Aber irgendwie findet Zinner wieder den roten Faden und zurück auf den Kinderspielplatz ("kein Ort des Friedens und der Eintracht"), wo ein Bub namens Attila Baumgartner mit einer Art Machete in Form einer Riesenschaufel die anderen Kinder bedroht. Als er besorgt eingreifen will, wird ihm beschieden, "das sollen die Kinder selber regeln, das härtet ab".
Auch der unvermeidliche Familienausflug darf im Programm nicht fehlen, bei dem die Mama sagt, der Blasebalg müsse nicht mit: "Das macht der Papa." Der bekommt dann nach der dritten Luftmatratze ein "Blasebalg-Aneurisma und Augen wie der Özil".
So jagt ein Gag den anderen, Zinner hat Spaß auf der Bühne und zeigt dies verbal, mit Gestik und Mimik – aber auch mit hartem, körperlichem Einsatz.
Zwischendrin greift der Kabarettist zur Gitarre und beweist, dass er auch musikalisch seinen Mann steht.
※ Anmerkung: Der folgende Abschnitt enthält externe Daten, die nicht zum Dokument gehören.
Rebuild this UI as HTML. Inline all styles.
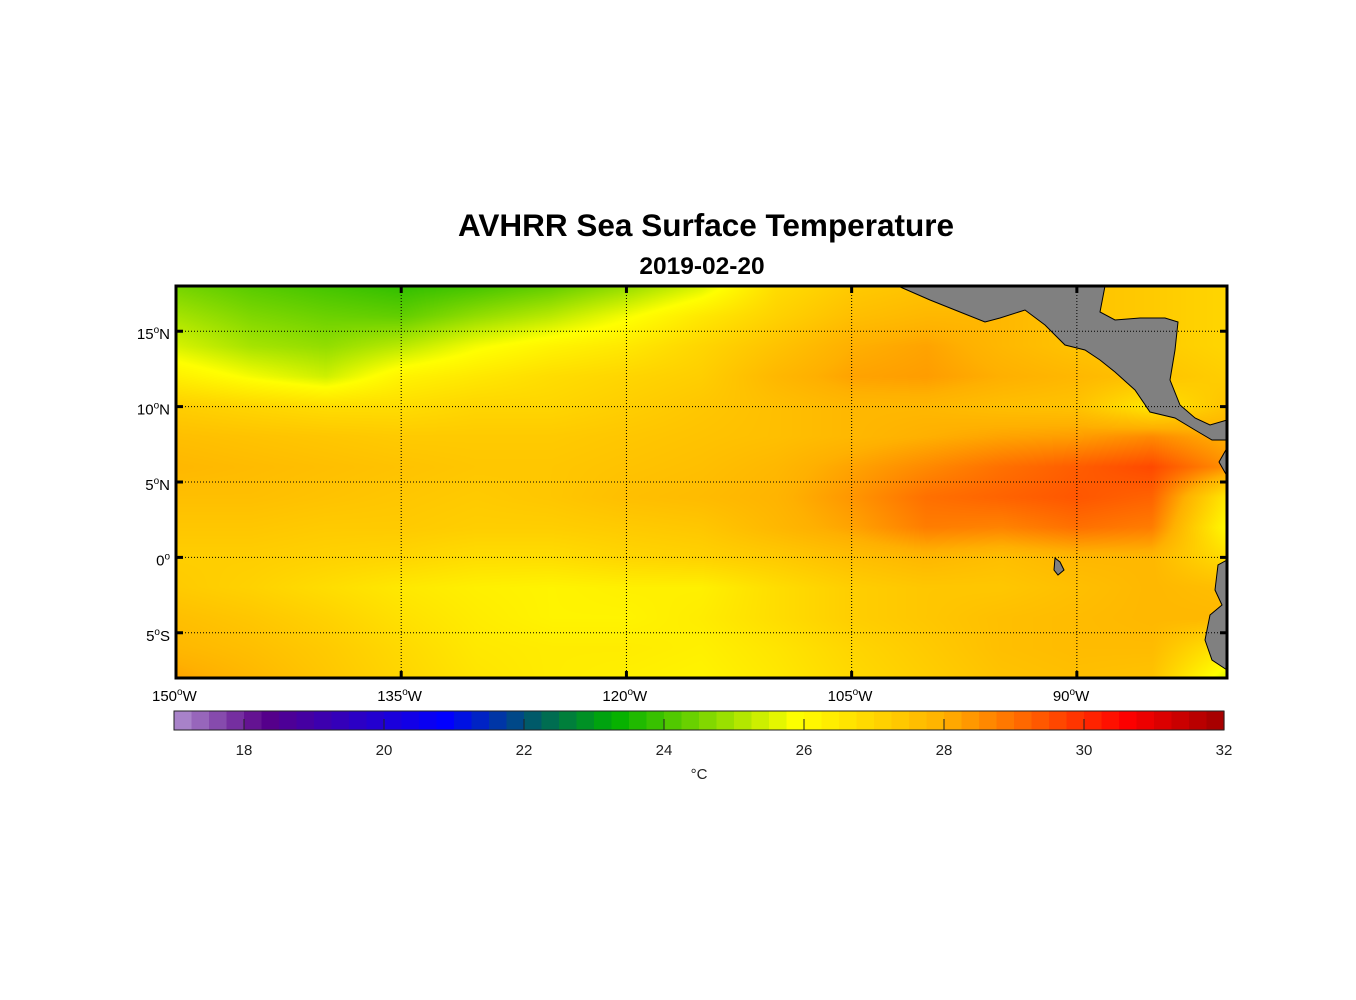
<!DOCTYPE html>
<html><head><meta charset="utf-8"><style>
body{margin:0;background:#fff;}
#wrap{position:relative;width:1356px;height:1000px;font-family:"Liberation Sans",sans-serif;}
.t{position:absolute;color:#000;white-space:nowrap;}
</style></head><body>
<div id="wrap">
<div class="t" style="left:0;width:1412px;text-align:center;top:207px;font-size:31.5px;font-weight:bold;">AVHRR Sea Surface Temperature</div>
<div class="t" style="left:0;width:1404px;text-align:center;top:253px;font-size:24.5px;font-weight:bold;">2019-02-20</div>
<canvas id="map" width="1051" height="392" style="position:absolute;left:176px;top:286px;"></canvas>
<svg id="ov" width="1356" height="1000" style="position:absolute;left:0;top:0;"></svg>
</div>
<script>
const lons=[-150,-145,-140,-135,-130,-125,-120,-115,-110,-105,-100,-95,-90,-85,-80];
const lats=[18,16,14,12,10,8,6,4,2,0,-2,-4,-6,-8];
const sst=[
[24.5,24.2,24.0,23.8,24.0,24.3,24.8,25.5,26.8,27.3,27.5,27.5,27.5,27.3,27.0],
[25.0,24.6,24.4,24.3,24.8,25.2,25.8,26.5,27.1,27.6,27.8,27.8,27.5,27.3,27.0],
[25.5,25.0,24.8,25.2,25.8,26.2,26.5,27.0,27.5,28.0,28.2,27.8,27.5,27.3,27.0],
[26.3,25.8,25.4,26.2,26.5,26.8,27.0,27.2,27.8,28.2,28.3,28.0,27.8,27.5,27.2],
[27.2,27.0,26.8,26.8,27.0,27.0,27.2,27.4,27.6,27.8,27.8,27.6,27.5,26.5,27.5],
[27.6,27.5,27.4,27.3,27.3,27.3,27.4,27.5,27.6,27.8,28.0,28.2,28.3,28.6,28.0],
[27.8,27.7,27.6,27.5,27.4,27.4,27.5,27.6,27.8,28.2,28.6,29.0,29.3,29.6,28.5],
[27.6,27.6,27.5,27.4,27.3,27.4,27.6,27.7,27.9,28.4,29.0,29.2,29.4,29.2,26.5],
[27.4,27.4,27.3,27.3,27.2,27.2,27.3,27.4,27.8,28.2,28.8,28.7,29.0,28.8,26.0],
[27.2,27.2,27.1,27.0,26.8,26.8,27.0,27.1,27.3,27.6,27.8,27.6,27.8,27.8,26.8],
[27.3,27.1,26.8,26.5,26.3,26.2,26.3,26.3,26.8,27.2,27.4,27.4,27.6,27.8,27.6],
[27.6,27.4,27.1,26.7,26.4,26.2,26.2,26.4,26.8,27.2,27.4,27.6,27.7,27.8,27.8],
[27.8,27.6,27.3,26.9,26.5,26.4,26.4,26.3,26.6,27.0,27.3,27.6,27.7,27.7,26.5],
[28.2,27.8,27.4,27.0,26.6,26.4,26.3,26.2,26.5,26.9,27.2,27.5,27.6,27.5,25.5]];
const lonTicks=[-150,-135,-120,-105,-90];
const latTicks=[15,10,5,0,-5];
const cbTicks=[18,20,22,24,26,28,30,32];
const cmapV=[17,18.3,20.9,22.2,23.3,25.9,28,29.5,30.6,32];
const cmapC=[[176,144,208],[88,0,136],[0,0,255],[0,96,96],[0,176,0],[255,255,0],[255,176,0],[255,80,0],[255,0,0],[160,0,0]];

const X0=176,X1=1227,Y0=286,Y1=678,LON0=-150,LON1=-80,LAT0=18,LAT1=-8;
const xs=l=>X0+(l-LON0)/(LON1-LON0)*(X1-X0);
const ys=l=>Y0+(l-LAT0)/(LAT1-LAT0)*(Y1-Y0);
const CB0=174,CB1=1224,cbx=v=>CB0+(v-17)/(32-17)*(CB1-CB0);
function col(v){
  if(v<=cmapV[0])return cmapC[0];
  for(let i=1;i<cmapV.length;i++){if(v<=cmapV[i]){const t=(v-cmapV[i-1])/(cmapV[i]-cmapV[i-1]);return cmapC[i].map((c,k)=>Math.round(cmapC[i-1][k]+t*(c-cmapC[i-1][k])));}}
  return cmapC[cmapC.length-1];
}
function val(lon,lat){
  let fi=(lon-lons[0])/(lons[1]-lons[0]);let fj=(lat-lats[0])/(lats[1]-lats[0]);
  fi=Math.max(0,Math.min(lons.length-1.001,fi));fj=Math.max(0,Math.min(lats.length-1.001,fj));
  const i=Math.floor(fi),j=Math.floor(fj),a=fi-i,b=fj-j;
  return sst[j][i]*(1-a)*(1-b)+sst[j][i+1]*a*(1-b)+sst[j+1][i]*(1-a)*b+sst[j+1][i+1]*a*b;
}
const cv=document.getElementById('map'),ctx=cv.getContext('2d');
const W=cv.width,H=cv.height,img=ctx.createImageData(W,H);
for(let y=0;y<H;y++)for(let x=0;x<W;x++){
  const lon=LON0+(x+0.5)/W*(LON1-LON0),lat=LAT0+(y+0.5)/H*(LAT1-LAT0);
  const c=col(val(lon,lat)),p=(y*W+x)*4;img.data[p]=c[0];img.data[p+1]=c[1];img.data[p+2]=c[2];img.data[p+3]=255;}
ctx.putImageData(img,0,0);

const NS='http://www.w3.org/2000/svg',ov=document.getElementById('ov');
function mk(tag,at,name,parent){const e=document.createElementNS(NS,tag);for(const k in at)e.setAttribute(k,at[k]);


(parent||ov).appendChild(e);return e;}
const lands=[
"898,286 930,300 960,312 985,322 1000,318 1025,310 1045,325 1065,345 1085,350 1100,360 1115,372 1135,390 1150,412 1175,418 1195,430 1212,440 1227,440 1227,420 1210,425 1195,418 1180,405 1170,380 1175,350 1178,322 1165,318 1140,318 1115,320 1100,312 1105,286",
"1227,448 1219,462 1227,476",
"1227,560 1218,565 1215,590 1222,605 1210,615 1205,640 1212,660 1227,670",
"1055,558 1060,562 1064,570 1058,575 1054,570"];
lands.forEach(p=>mk('polygon',{points:p,fill:'#808080',stroke:'#000','stroke-width':1},'land'));
lonTicks.forEach(l=>{const x=xs(l);mk('line',{x1:x,x2:x,y1:Y0,y2:Y1,stroke:'#000','stroke-width':1,'stroke-dasharray':'1,2'},'lon-gridline');
mk('line',{x1:x,x2:x,y1:Y0,y2:Y0+7,stroke:'#000','stroke-width':3},'lon-tick');mk('line',{x1:x,x2:x,y1:Y1-7,y2:Y1,stroke:'#000','stroke-width':3},'lon-tick');
const t=mk('text',{x:x-24,y:Y1+23,'font-size':15,'font-family':'Liberation Sans'},'lon-tick-label');t.innerHTML=(-l)+'<tspan dy="-6" font-size="10">o</tspan><tspan dy="6">W</tspan>';});
latTicks.forEach(l=>{const y=ys(l);mk('line',{x1:X0,x2:X1,y1:y,y2:y,stroke:'#000','stroke-width':1,'stroke-dasharray':'1,2'},'lat-gridline');
mk('line',{x1:X0,x2:X0+7,y1:y,y2:y,stroke:'#000','stroke-width':3},'lat-tick');mk('line',{x1:X1-7,x2:X1,y1:y,y2:y,stroke:'#000','stroke-width':3},'lat-tick');
const t=mk('text',{x:X0-6,y:y+8,'font-size':15,'font-family':'Liberation Sans','text-anchor':'end'},'lat-tick-label');
t.innerHTML=Math.abs(l)+'<tspan dy="-6" font-size="10">o</tspan><tspan dy="6">'+(l>0?'N':l<0?'S':'')+'</tspan>';});
mk('rect',{x:X0,y:Y0,width:X1-X0,height:Y1-Y0,fill:'none',stroke:'#000','stroke-width':3},'map-frame');
const g=mk('g',{},'colorbar');
const N=60;for(let i=0;i<N;i++){const v0=17+i*15/N;mk('rect',{x:cbx(v0),y:711,width:(CB1-CB0)/N+0.6,height:19,fill:'rgb('+col(v0+0.125).join(',')+')'},'colorbar-segment',g);}
mk('rect',{x:CB0,y:711,width:CB1-CB0,height:19,fill:'none',stroke:'#222','stroke-width':1},'colorbar-frame',g);
cbTicks.forEach(v=>{const x=cbx(v);mk('line',{x1:x,x2:x,y1:719,y2:730,stroke:'#222'},'colorbar-tick',g);
const t=mk('text',{x:x,y:755,'font-size':15,'font-family':'Liberation Sans','text-anchor':'middle',fill:'#222'},'colorbar-tick-label',g);t.textContent=v;});
const u=mk('text',{x:699,y:779,'font-size':15,'font-family':'Liberation Sans','text-anchor':'middle',fill:'#222'},'colorbar-unit',g);u.textContent='°C';
</script>
</body></html>
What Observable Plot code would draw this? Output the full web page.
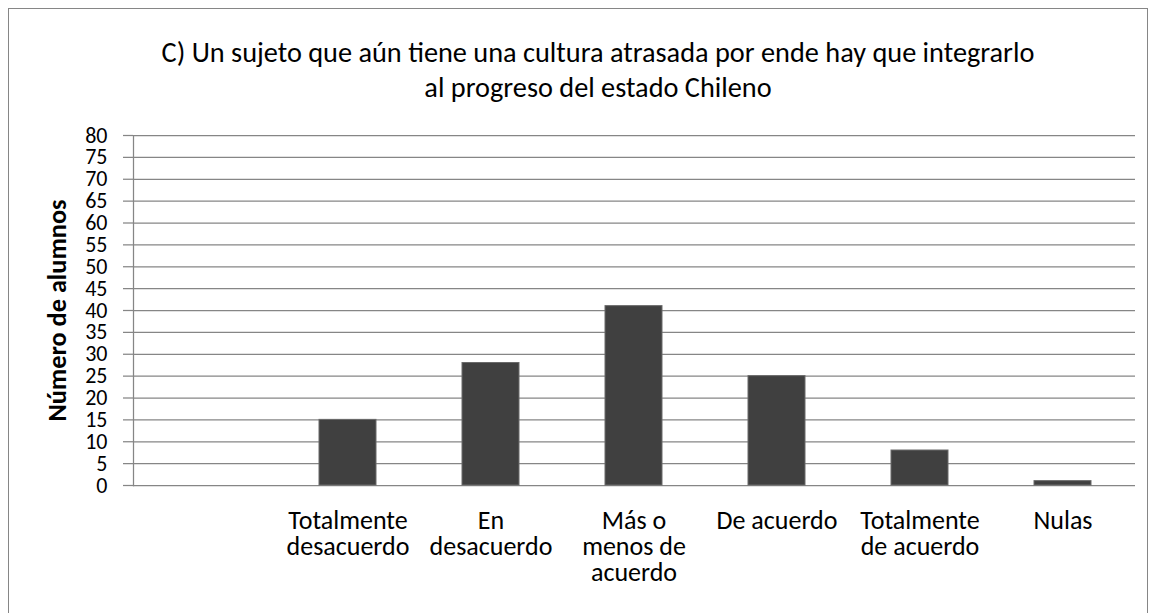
<!DOCTYPE html>
<html>
<head>
<meta charset="utf-8">
<script src="https://cdn.jsdelivr.net/npm/d3@7"></script>
<script src="https://cdn.jsdelivr.net/npm/@observablehq/plot@0.6"></script>
<style>
  html, body { margin: 0; padding: 0; background: #fff; overflow: hidden; }
  body { width: 1154px; height: 613px; position: relative; font-family: Carlito, Calibri, Lato, sans-serif; }
  #frame { position: absolute; left: 8px; top: 8px; width: 1138px; height: 640px; border: 1px solid #868686; background: #fff; }
  #title { position: absolute; left: 89px; width: 1000px; top: 26px; text-align: center; font-size: 28.3px; line-height: 35px; color: #000; white-space: nowrap; }
  #chart { position: absolute; left: 0; top: 91px; }
</style>
</head>
<body>
<div id="frame">
  <div id="title">C) Un sujeto que aún tiene una cultura atrasada por ende hay que integrarlo<br>al progreso del estado Chileno</div>
  <div id="chart"></div>
</div>
<script>
const categories = ["", "Totalmente\ndesacuerdo", "En\ndesacuerdo", "Más o\nmenos de\nacuerdo", "De acuerdo", "Totalmente\nde acuerdo", "Nulas"];
const barCategories = ["Totalmente\ndesacuerdo", "En\ndesacuerdo", "Más o\nmenos de\nacuerdo", "De acuerdo", "Totalmente\nde acuerdo", "Nulas"];
const values = [15, 28, 41, 25, 8, 1];
const yTicks = [0, 5, 10, 15, 20, 25, 30, 35, 40, 45, 50, 55, 60, 65, 70, 75, 80];
const yLabel = "Número de alumnos";

const data = barCategories.map((c, i) => ({cat: c, value: values[i]}));
const font = "Carlito, Calibri, Lato, sans-serif";

const chart = Plot.plot({
  width: 1138,
  height: 510,
  marginTop: 35,
  marginBottom: 125,
  marginLeft: 124,
  marginRight: 12,
  style: {fontFamily: font, fontSize: "24px", color: "#000", background: "transparent", overflow: "visible"},
  x: {domain: categories, paddingInner: 0.6, paddingOuter: 0.3, label: null},
  y: {domain: [0, 80], ticks: yTicks, label: null},
  marks: [
    Plot.gridY(yTicks, {stroke: "#868686", strokeOpacity: 1, strokeWidth: 1.25}),
    Plot.axisY(yTicks, {tickSize: 10, tickPadding: 16, stroke: "#868686", strokeWidth: 1.25, fontSize: 22, fill: "#000", label: null}),
    Plot.frame({anchor: "left", stroke: "#868686", strokeWidth: 1.25}),
    Plot.barY(data, {x: "cat", y: "value", fill: "#404040", stroke: "#6a6a6a", strokeWidth: 1}),
    Plot.axisX({tickSize: 0, tickPadding: 25, lineAnchor: "top", lineHeight: 1.0, fontSize: 26, fill: "#000", label: null}),
    Plot.text([yLabel], {frameAnchor: "left", textAnchor: "middle", rotate: -90, dx: -76, dy: 0, fontWeight: "bold", fontSize: 26.3, fill: "#000"})
  ]
});
document.getElementById("chart").appendChild(chart);
</script>
</body>
</html>
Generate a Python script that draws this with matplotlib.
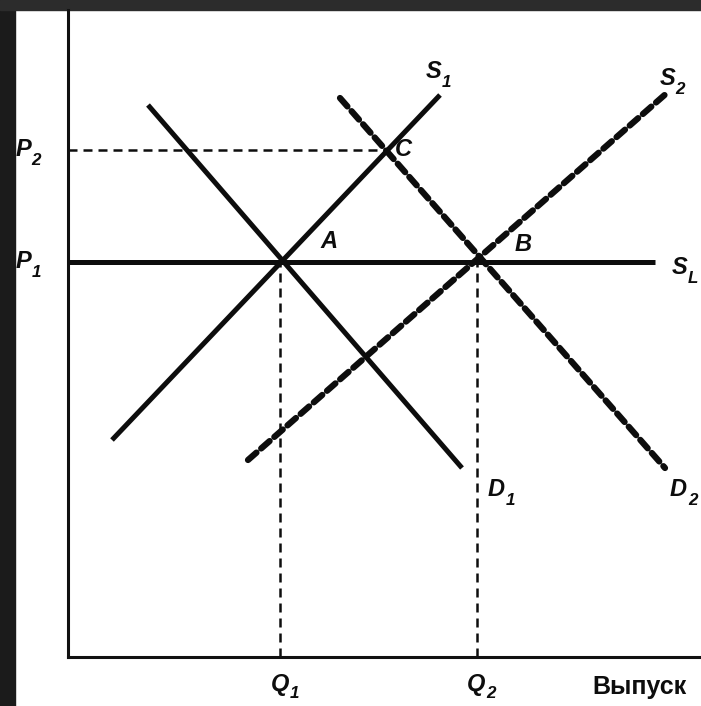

Kein Wunder, ist er doch auch Gitarrist in einer Rockband und neben der Comedy auch ernsthafter Schauspieler, der mit etlichen Preisen ausgezeichnet wurde. In aller Munde war und ist er als Double von CSU-Minister Markus Söder beim Singspiel auf dem Münchener Nockherberg.
Dem Multitalent Zinner gelingt es mühelos, sein Publikum zu amüsieren. Solche Künstler wie auch das Ambiente des Prielhofs tragen ihren Teil dazu bei, "Kleinkunst im Gewölbe" weiterhin mit Leben zu füllen. Das Publikum wird’s danken.